TASK TO COMPLETE: Extract everything from the first line through the line with "5.9e-7, 3.4e-7, 2.7e-7]", both ends included, except for any pictures.

-- begin --

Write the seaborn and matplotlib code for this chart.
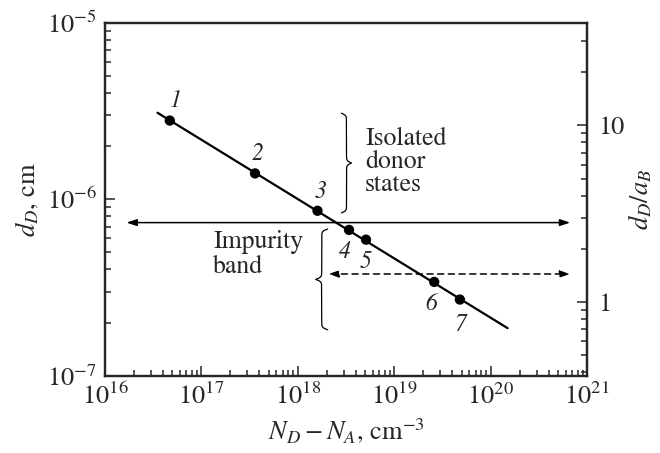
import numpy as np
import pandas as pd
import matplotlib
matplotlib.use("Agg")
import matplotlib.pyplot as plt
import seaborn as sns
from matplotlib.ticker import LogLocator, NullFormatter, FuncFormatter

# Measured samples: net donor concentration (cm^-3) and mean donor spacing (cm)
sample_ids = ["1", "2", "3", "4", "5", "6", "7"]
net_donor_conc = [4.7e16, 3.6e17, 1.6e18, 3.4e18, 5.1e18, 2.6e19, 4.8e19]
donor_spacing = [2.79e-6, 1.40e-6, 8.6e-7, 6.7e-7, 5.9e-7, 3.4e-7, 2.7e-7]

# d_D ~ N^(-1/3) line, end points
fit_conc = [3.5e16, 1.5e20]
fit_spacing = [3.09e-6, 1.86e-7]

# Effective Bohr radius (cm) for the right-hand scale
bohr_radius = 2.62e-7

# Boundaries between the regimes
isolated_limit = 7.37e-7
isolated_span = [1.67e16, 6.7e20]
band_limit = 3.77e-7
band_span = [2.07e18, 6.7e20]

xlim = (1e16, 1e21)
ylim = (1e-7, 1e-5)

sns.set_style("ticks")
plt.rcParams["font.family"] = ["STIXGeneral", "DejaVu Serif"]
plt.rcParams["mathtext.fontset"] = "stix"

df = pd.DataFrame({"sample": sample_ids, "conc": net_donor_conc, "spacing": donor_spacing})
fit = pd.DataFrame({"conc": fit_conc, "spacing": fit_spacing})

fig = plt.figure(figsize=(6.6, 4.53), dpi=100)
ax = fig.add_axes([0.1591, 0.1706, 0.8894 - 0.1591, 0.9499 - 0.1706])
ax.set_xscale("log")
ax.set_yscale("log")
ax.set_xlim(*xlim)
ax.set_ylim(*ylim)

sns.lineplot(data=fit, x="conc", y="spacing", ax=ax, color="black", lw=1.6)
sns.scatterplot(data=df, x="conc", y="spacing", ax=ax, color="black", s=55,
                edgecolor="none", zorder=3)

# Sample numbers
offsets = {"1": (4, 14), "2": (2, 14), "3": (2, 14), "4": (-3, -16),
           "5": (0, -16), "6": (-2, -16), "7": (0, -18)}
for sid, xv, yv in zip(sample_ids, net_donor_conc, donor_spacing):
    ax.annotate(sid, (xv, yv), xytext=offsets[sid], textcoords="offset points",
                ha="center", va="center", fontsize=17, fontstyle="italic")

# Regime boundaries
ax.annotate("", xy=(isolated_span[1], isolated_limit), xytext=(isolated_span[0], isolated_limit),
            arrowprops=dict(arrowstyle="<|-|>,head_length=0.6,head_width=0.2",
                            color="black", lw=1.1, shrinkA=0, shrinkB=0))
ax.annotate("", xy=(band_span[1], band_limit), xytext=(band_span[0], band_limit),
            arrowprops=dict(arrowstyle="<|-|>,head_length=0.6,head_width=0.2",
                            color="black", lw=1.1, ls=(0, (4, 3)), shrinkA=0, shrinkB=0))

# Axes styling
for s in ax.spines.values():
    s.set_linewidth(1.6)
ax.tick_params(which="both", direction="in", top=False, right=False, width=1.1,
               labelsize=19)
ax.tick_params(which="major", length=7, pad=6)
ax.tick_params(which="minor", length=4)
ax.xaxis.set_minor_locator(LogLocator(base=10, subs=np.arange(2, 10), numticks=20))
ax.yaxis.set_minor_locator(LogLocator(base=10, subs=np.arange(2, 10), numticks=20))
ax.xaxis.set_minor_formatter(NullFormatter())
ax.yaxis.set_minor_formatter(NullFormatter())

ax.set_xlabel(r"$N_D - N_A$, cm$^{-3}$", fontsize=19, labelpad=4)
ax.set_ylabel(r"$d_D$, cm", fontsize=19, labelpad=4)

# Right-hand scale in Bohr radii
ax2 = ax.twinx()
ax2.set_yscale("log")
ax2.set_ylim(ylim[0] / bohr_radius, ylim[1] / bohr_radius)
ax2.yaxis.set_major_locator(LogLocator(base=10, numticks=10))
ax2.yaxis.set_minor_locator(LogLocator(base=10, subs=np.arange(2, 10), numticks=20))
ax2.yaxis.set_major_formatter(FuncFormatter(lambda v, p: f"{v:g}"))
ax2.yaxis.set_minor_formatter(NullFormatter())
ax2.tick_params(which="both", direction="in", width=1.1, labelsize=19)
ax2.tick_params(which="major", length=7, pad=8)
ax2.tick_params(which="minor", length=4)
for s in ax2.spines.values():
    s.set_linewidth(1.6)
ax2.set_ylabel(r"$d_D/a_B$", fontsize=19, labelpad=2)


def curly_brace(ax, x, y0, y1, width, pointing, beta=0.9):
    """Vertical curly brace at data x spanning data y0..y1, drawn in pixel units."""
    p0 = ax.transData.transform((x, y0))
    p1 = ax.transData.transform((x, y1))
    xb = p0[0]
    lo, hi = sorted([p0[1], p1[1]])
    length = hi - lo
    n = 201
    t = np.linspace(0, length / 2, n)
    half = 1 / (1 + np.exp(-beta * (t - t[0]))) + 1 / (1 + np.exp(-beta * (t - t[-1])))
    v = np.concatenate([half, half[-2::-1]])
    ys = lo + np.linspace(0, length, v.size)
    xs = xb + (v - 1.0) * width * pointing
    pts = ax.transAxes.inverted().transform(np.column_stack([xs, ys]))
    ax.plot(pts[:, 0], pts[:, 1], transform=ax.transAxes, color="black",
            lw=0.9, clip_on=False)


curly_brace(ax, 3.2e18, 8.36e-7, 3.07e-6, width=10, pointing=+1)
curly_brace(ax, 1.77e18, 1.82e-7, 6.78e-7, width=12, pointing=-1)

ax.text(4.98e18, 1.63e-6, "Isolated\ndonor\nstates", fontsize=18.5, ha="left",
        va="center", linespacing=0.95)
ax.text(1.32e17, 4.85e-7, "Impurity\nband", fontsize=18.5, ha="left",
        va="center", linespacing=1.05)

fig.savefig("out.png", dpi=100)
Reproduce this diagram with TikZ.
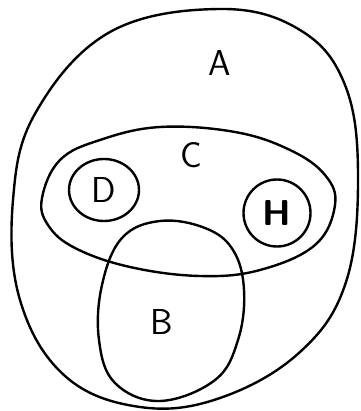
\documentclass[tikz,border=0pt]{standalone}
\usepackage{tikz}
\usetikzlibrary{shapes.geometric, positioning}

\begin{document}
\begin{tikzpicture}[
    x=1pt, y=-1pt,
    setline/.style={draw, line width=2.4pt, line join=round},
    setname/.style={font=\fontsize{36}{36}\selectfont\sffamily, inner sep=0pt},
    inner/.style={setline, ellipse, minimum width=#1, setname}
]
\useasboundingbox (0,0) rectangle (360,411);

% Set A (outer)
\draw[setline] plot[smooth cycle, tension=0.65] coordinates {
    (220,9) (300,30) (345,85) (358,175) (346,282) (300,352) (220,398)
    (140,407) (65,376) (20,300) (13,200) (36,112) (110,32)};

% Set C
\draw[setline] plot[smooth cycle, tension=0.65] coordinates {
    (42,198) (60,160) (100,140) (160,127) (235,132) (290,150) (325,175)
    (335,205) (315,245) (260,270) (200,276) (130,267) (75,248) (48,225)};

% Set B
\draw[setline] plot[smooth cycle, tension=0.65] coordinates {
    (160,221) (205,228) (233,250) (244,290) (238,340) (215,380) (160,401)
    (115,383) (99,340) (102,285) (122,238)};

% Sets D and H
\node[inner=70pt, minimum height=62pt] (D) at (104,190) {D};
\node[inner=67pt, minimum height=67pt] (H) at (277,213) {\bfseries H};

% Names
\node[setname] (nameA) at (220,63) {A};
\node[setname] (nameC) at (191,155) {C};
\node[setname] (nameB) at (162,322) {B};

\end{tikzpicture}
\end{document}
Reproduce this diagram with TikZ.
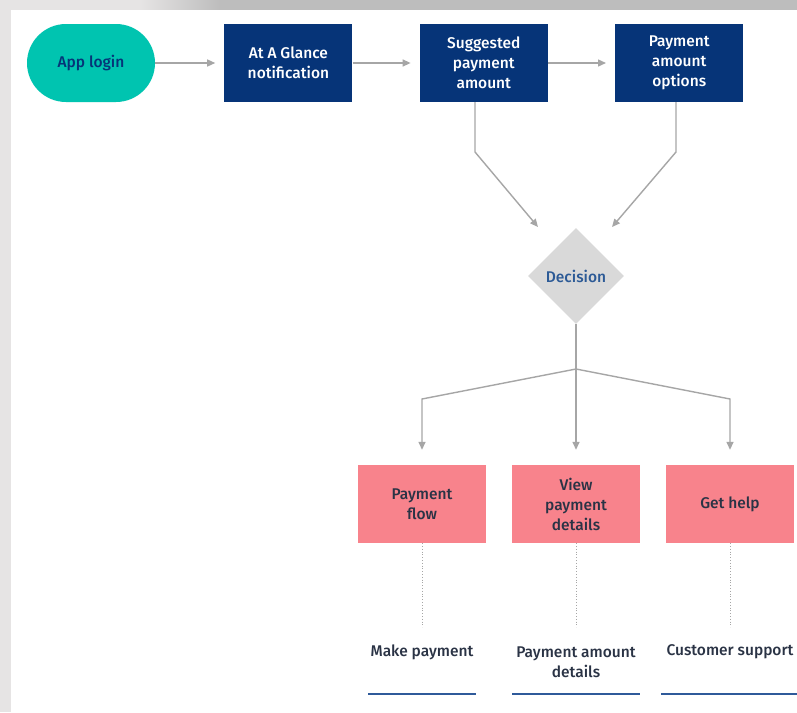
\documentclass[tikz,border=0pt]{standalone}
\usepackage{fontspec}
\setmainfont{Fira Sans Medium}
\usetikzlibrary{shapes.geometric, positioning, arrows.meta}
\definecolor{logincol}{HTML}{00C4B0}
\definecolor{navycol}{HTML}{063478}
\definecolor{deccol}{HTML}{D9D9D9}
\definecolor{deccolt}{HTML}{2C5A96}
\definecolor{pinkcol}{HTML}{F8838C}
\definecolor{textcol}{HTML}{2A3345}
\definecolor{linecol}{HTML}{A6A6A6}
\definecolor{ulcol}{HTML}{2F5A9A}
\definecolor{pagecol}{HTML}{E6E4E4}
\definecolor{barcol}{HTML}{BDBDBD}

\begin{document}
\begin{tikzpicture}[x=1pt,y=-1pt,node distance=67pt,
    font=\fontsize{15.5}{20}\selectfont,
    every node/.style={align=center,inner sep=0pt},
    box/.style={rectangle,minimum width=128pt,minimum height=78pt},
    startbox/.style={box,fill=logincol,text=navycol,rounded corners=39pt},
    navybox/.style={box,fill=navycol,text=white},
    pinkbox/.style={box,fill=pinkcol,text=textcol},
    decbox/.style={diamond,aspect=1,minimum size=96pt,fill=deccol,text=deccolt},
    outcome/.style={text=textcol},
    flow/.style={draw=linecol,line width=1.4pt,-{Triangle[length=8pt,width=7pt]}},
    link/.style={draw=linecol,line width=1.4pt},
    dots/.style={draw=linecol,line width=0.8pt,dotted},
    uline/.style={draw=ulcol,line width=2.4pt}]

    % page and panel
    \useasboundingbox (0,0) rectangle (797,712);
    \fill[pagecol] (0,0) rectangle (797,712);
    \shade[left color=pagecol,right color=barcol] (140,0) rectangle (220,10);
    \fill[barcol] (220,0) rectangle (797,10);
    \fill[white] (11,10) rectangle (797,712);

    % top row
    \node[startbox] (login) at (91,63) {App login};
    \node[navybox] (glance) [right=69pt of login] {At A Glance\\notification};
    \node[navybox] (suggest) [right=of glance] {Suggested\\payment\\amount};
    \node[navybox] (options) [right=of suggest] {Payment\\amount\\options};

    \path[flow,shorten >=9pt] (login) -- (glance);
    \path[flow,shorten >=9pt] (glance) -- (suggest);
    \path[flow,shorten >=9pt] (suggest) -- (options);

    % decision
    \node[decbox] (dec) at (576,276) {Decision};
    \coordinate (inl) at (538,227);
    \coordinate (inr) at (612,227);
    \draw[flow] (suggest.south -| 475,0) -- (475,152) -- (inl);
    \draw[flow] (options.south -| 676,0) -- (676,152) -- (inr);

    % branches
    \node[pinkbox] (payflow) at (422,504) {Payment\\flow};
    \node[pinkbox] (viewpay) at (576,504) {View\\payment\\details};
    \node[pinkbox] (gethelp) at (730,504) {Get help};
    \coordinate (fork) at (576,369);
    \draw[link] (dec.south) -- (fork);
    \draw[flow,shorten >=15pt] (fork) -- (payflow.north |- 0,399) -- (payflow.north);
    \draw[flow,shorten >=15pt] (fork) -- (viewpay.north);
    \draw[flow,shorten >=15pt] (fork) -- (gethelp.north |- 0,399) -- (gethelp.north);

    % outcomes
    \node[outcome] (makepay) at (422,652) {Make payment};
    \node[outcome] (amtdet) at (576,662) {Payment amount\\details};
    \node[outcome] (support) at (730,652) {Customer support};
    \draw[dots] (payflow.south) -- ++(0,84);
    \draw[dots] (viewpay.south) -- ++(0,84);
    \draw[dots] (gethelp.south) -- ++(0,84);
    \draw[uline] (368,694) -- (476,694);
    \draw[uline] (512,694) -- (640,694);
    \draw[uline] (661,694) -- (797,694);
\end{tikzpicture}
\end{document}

-- end --

FINISHED ANSWER:
Write the seaborn and matplotlib code for this chart.
import numpy as np
import pandas as pd
import matplotlib
matplotlib.use("Agg")
import matplotlib.pyplot as plt
import seaborn as sns
from matplotlib.ticker import LogLocator, NullFormatter, FuncFormatter

# Measured samples: net donor concentration (cm^-3) and mean donor spacing (cm)
sample_ids = ["1", "2", "3", "4", "5", "6", "7"]
net_donor_conc = [4.7e16, 3.6e17, 1.6e18, 3.4e18, 5.1e18, 2.6e19, 4.8e19]
donor_spacing = [2.79e-6, 1.40e-6, 8.6e-7, 6.7e-7, 5.9e-7, 3.4e-7, 2.7e-7]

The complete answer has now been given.